■ INFORMATION SHOWN ■
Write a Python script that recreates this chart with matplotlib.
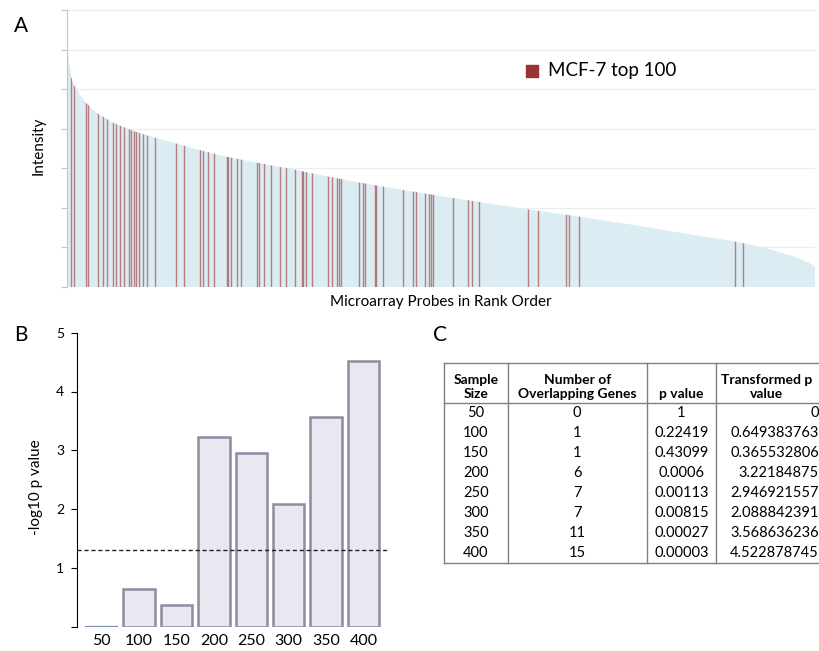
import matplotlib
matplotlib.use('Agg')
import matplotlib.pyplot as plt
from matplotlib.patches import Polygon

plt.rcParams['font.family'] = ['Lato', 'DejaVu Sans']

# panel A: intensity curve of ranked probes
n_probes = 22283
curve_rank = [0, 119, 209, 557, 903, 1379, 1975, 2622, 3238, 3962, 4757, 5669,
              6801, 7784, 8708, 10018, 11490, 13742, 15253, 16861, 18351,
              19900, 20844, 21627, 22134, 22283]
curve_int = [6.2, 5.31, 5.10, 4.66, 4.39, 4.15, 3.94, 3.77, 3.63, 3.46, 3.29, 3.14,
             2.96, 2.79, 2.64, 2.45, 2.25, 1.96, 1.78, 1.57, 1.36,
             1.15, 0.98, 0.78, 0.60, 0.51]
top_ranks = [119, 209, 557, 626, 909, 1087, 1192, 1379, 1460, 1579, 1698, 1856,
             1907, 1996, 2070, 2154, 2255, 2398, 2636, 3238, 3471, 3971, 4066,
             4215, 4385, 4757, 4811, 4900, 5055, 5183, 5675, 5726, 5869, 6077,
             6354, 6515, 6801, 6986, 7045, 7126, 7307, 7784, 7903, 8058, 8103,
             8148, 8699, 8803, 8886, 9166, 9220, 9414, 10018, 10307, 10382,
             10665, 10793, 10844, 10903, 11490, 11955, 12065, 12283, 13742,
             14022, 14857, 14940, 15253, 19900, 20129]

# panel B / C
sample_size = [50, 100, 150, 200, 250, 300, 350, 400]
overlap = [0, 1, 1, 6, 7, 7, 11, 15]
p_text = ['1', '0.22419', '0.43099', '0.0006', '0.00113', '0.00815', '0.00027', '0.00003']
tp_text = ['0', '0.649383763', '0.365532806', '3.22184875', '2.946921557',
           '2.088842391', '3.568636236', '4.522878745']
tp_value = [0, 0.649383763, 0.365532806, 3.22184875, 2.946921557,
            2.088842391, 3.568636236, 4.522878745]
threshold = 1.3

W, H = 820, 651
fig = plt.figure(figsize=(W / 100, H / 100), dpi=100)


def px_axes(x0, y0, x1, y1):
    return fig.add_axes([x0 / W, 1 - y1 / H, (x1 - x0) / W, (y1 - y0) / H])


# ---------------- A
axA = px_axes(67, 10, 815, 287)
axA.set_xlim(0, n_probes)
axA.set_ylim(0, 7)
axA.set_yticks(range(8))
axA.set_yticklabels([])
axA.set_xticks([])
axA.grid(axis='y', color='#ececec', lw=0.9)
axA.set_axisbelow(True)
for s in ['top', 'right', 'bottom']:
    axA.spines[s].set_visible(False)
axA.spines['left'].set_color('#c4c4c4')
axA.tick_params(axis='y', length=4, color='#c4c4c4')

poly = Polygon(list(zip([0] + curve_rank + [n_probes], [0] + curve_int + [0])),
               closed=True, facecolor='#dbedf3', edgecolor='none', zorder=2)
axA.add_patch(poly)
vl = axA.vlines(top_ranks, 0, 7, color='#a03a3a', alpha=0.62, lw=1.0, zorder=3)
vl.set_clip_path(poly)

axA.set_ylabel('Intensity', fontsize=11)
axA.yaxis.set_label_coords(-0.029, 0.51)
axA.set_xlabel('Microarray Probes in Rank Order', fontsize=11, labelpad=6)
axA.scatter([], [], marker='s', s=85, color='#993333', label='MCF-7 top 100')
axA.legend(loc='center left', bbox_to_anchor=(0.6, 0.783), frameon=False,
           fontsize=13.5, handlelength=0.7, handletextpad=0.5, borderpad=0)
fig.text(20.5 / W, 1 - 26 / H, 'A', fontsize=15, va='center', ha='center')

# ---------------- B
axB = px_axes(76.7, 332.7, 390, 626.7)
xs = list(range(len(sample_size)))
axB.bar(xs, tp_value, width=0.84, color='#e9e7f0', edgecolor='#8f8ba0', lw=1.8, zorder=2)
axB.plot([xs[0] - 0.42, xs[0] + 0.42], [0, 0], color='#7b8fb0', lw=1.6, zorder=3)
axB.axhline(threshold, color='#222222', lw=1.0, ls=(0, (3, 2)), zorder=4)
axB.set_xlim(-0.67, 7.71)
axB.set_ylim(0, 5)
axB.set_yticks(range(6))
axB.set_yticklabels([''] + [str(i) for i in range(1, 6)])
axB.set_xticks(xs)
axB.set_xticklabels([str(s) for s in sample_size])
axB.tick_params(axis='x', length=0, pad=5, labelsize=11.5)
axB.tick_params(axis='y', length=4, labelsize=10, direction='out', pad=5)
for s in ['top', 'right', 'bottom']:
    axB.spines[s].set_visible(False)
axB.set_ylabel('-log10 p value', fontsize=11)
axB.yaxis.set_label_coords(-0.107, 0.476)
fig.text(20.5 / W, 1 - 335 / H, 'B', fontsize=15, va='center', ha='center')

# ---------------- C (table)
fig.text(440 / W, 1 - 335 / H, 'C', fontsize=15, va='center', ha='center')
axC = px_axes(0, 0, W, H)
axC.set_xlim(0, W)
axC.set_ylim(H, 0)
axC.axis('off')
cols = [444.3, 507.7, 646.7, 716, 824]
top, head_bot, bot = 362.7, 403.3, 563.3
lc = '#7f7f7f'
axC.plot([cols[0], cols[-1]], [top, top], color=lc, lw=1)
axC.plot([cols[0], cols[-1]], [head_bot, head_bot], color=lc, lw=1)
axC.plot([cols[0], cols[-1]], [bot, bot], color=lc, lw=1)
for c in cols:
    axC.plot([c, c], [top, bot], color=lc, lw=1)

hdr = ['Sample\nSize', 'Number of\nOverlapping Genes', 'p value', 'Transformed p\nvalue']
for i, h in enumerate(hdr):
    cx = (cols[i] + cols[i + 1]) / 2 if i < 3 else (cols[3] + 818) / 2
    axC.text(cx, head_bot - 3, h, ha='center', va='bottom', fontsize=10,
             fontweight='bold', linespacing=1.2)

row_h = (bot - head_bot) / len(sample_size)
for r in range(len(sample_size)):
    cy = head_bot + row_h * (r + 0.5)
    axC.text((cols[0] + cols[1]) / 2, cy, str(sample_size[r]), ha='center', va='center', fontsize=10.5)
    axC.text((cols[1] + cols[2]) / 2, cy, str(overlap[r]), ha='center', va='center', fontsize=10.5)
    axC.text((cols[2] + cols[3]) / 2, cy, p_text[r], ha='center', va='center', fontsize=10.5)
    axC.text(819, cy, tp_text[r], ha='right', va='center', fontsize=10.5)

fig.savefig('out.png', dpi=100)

■ EXERCISE DESCRIPTION ■
Each line holding the word "matplotlib" counts once; report the total and nothing else.

■ EXPECTED OUTPUT ■
5